Adversarial training and attribution methods enable evaluation of robustness and interpretability of deep learning models for image classification.

Deep learning models have achieved high performance in a wide range of applications. Recently, however, there have been increasing concerns about the fragility of many of those models to adversarial approaches and out-of-distribution inputs. A way to investigate and potentially address model fragility is to develop the ability to provide interpretability to model predictions. To this end, input attribution approaches such as Grad-CAM and integrated gradients have been introduced to address model interpretability. Here, we combine adversarial and input attribution approaches in order to achieve two goals. The first is to investigate the impact of adversarial approaches on input attribution. The second is to benchmark competing input attribution approaches. In the context of the image classification task, we find that models trained with adversarial approaches yield dramatically different input attribution matrices from those obtained using standard techniques for all considered input attribution approaches.
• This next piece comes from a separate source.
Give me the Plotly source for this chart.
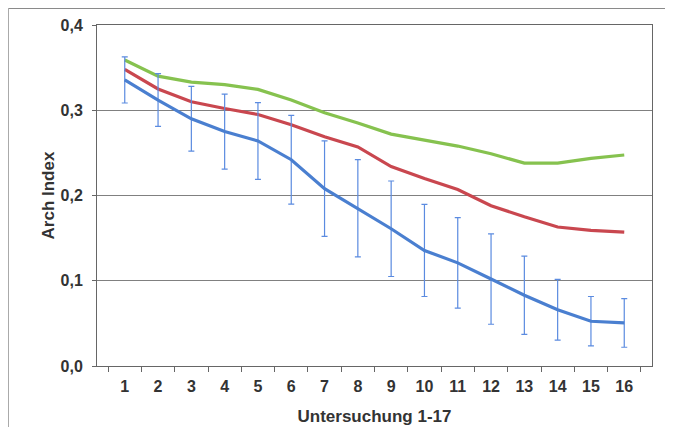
import plotly.graph_objects as go

categories = [str(i) for i in range(1, 17)]
green = [0.359, 0.340, 0.333, 0.330, 0.3245, 0.312, 0.297, 0.285, 0.272, 0.265, 0.258, 0.249, 0.238, 0.238, 0.2435, 0.2475]
red = [0.348, 0.325, 0.310, 0.302, 0.295, 0.283, 0.269, 0.257, 0.234, 0.220, 0.207, 0.188, 0.175, 0.163, 0.159, 0.157]
blue = [0.3355, 0.312, 0.290, 0.275, 0.264, 0.242, 0.208, 0.185, 0.161, 0.1355, 0.121, 0.102, 0.083, 0.066, 0.0525, 0.0505]
blue_sd = [0.027, 0.031, 0.038, 0.044, 0.045, 0.052, 0.056, 0.057, 0.056, 0.054, 0.053, 0.053, 0.046, 0.0356, 0.029, 0.0285]
y_ticks = [0.0, 0.1, 0.2, 0.3, 0.4]

FONT = "Liberation Sans, Arial, sans-serif"

fig = go.Figure()
fig.add_trace(go.Scatter(x=categories, y=green, mode="lines",
                         line=dict(color="#86c24f", width=3.2), showlegend=False))
fig.add_trace(go.Scatter(x=categories, y=red, mode="lines",
                         line=dict(color="#c9474f", width=3.2), showlegend=False))
fig.add_trace(go.Scatter(x=categories, y=blue, mode="lines",
                         line=dict(color="#4a7fd0", width=3.2), showlegend=False,
                         error_y=dict(type="data", array=blue_sd, visible=True,
                                      color="#5b8be0", thickness=1.2, width=3)))

# page body has an 8px margin; figure placed so plot area lands at x 97..652, y 25..366
W, H = 663, 419
ML, MR, MT, MB = 89, 19, 17, 61
pw = W - ML - MR
ph = H - MT - MB

fig.update_layout(
    width=W, height=H,
    margin=dict(l=ML, r=MR, t=MT, b=MB),
    paper_bgcolor="white", plot_bgcolor="white",
    separators=", ",
    font=dict(family=FONT, size=16, color="#333333"),
    xaxis=dict(
        type="category",
        automargin=False,
        tickson="boundaries",
        ticks="outside", ticklen=5, tickcolor="#666666", tickwidth=1,
        ticklabelstandoff=6,
        showline=True, linecolor="#666666", linewidth=1, mirror=True,
        showgrid=False,
        tickfont=dict(family=FONT, size=16, color="#333333", weight="bold"),
        title=dict(text="<b>Untersuchung 1-17</b>", standoff=15,
                   font=dict(family=FONT, size=17, color="#333333")),
    ),
    yaxis=dict(
        range=[0, 0.4],
        automargin=False,
        tickvals=y_ticks, tickformat=".1f",
        ticks="outside", ticklen=4, tickcolor="#666666",
        ticklabelstandoff=6,
        showline=True, linecolor="#666666", linewidth=1, mirror=True,
        showgrid=True, gridcolor="#808080", gridwidth=1,
        zeroline=False,
        tickfont=dict(family=FONT, size=16, color="#333333", weight="bold"),
        title=dict(text="<b>Arch Index</b>", standoff=1,
                   font=dict(family=FONT, size=17, color="#333333")),
    ),
    shapes=[
        dict(type="line", xref="paper", yref="paper",
             x0=-ML / pw, x1=(665 - 97) / pw, y0=1 + (MT - 0.5) / ph, y1=1 + (MT - 0.5) / ph,
             line=dict(color="#8a8a8a", width=1)),
        dict(type="line", xref="paper", yref="paper",
             x0=(-ML + 0.5) / pw, x1=(-ML + 0.5) / pw, y0=1 + MT / ph, y1=-MB / ph,
             line=dict(color="#aaaaaa", width=1)),
    ],
)

fig.write_html("out.html")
Additionally, by evaluating the signal-(typical input attribution of the foreground)-to-noise (typical input attribution of the background) ratio and correlating it to model confidence, we are able to identify the most reliable input attribution approaches and demonstrate that adversarial training does increase prediction robustness. Our approach can be easily extended to contexts other than the image classification task and enables users to increase their confidence in the reliability of deep learning models.